** START OF STORED ROWS **

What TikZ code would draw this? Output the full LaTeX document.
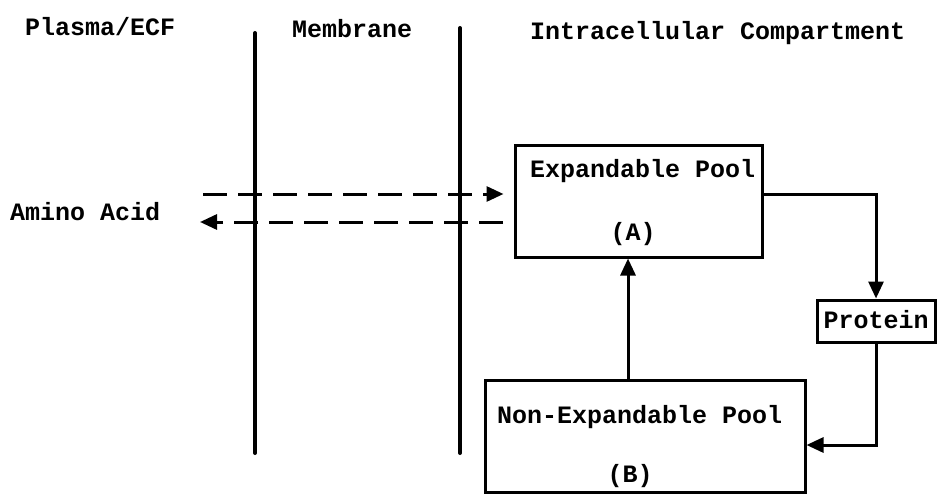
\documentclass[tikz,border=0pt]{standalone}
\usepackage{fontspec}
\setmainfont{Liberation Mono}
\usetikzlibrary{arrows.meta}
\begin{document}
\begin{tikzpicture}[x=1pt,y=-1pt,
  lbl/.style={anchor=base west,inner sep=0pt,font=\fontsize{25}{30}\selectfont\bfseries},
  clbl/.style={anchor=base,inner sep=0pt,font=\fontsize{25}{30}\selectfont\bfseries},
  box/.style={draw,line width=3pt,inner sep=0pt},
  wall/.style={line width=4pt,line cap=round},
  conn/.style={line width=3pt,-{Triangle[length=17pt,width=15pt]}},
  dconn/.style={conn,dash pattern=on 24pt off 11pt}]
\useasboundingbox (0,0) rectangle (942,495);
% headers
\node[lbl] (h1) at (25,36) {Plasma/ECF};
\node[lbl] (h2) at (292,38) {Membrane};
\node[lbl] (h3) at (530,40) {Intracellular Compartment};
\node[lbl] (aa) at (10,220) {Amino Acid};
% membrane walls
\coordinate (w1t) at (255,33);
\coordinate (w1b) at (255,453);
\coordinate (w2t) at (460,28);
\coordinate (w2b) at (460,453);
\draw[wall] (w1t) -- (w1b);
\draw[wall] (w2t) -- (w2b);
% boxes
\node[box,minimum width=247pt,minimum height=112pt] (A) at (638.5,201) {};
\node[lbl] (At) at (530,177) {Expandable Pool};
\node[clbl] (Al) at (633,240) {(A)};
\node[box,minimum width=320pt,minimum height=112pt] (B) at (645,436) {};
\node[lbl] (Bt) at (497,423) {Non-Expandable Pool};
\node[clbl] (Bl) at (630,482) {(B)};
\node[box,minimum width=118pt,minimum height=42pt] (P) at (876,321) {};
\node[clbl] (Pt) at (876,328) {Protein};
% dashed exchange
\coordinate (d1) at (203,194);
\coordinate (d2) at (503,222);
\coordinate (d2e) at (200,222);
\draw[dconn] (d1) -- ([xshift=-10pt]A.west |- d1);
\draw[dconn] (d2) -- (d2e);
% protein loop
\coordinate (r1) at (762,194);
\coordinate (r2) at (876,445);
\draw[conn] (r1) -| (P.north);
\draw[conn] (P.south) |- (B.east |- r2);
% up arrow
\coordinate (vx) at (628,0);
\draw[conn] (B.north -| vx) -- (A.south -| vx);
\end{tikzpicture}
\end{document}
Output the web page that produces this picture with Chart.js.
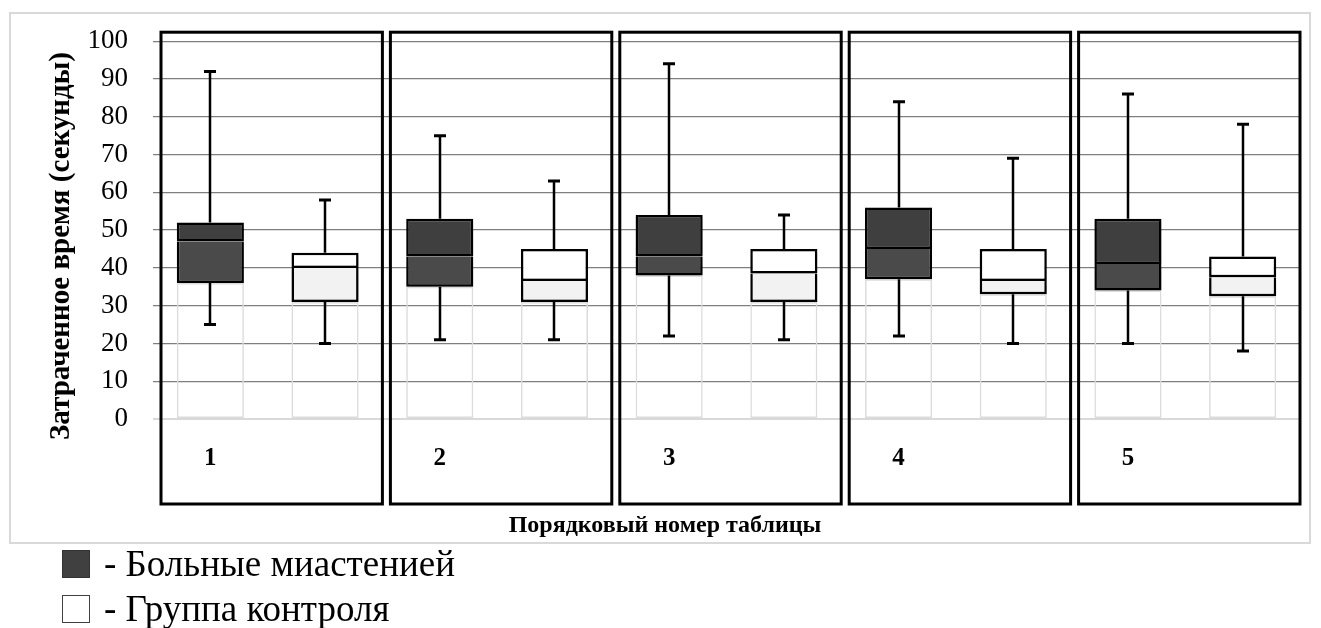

** END OF STORED ROWS **

TASK DESCRIPTION: Quote the records above in full, dropping each picture.

IN RESPONSE:
What TikZ code would draw this? Output the full LaTeX document.
\documentclass[tikz,border=0pt]{standalone}
\usepackage{fontspec}
\setmainfont{Liberation Mono}
\usetikzlibrary{arrows.meta}
\begin{document}
\begin{tikzpicture}[x=1pt,y=-1pt,
  lbl/.style={anchor=base west,inner sep=0pt,font=\fontsize{25}{30}\selectfont\bfseries},
  clbl/.style={anchor=base,inner sep=0pt,font=\fontsize{25}{30}\selectfont\bfseries},
  box/.style={draw,line width=3pt,inner sep=0pt},
  wall/.style={line width=4pt,line cap=round},
  conn/.style={line width=3pt,-{Triangle[length=17pt,width=15pt]}},
  dconn/.style={conn,dash pattern=on 24pt off 11pt}]
\useasboundingbox (0,0) rectangle (942,495);
% headers
\node[lbl] (h1) at (25,36) {Plasma/ECF};
\node[lbl] (h2) at (292,38) {Membrane};
\node[lbl] (h3) at (530,40) {Intracellular Compartment};
\node[lbl] (aa) at (10,220) {Amino Acid};
% membrane walls
\coordinate (w1t) at (255,33);
\coordinate (w1b) at (255,453);
\coordinate (w2t) at (460,28);
\coordinate (w2b) at (460,453);
\draw[wall] (w1t) -- (w1b);
\draw[wall] (w2t) -- (w2b);
% boxes
\node[box,minimum width=247pt,minimum height=112pt] (A) at (638.5,201) {};
\node[lbl] (At) at (530,177) {Expandable Pool};
\node[clbl] (Al) at (633,240) {(A)};
\node[box,minimum width=320pt,minimum height=112pt] (B) at (645,436) {};
\node[lbl] (Bt) at (497,423) {Non-Expandable Pool};
\node[clbl] (Bl) at (630,482) {(B)};
\node[box,minimum width=118pt,minimum height=42pt] (P) at (876,321) {};
\node[clbl] (Pt) at (876,328) {Protein};
% dashed exchange
\coordinate (d1) at (203,194);
\coordinate (d2) at (503,222);
\coordinate (d2e) at (200,222);
\draw[dconn] (d1) -- ([xshift=-10pt]A.west |- d1);
\draw[dconn] (d2) -- (d2e);
% protein loop
\coordinate (r1) at (762,194);
\coordinate (r2) at (876,445);
\draw[conn] (r1) -| (P.north);
\draw[conn] (P.south) |- (B.east |- r2);
% up arrow
\coordinate (vx) at (628,0);
\draw[conn] (B.north -| vx) -- (A.south -| vx);
\end{tikzpicture}
\end{document}
Output the web page that produces this picture with Chart.js.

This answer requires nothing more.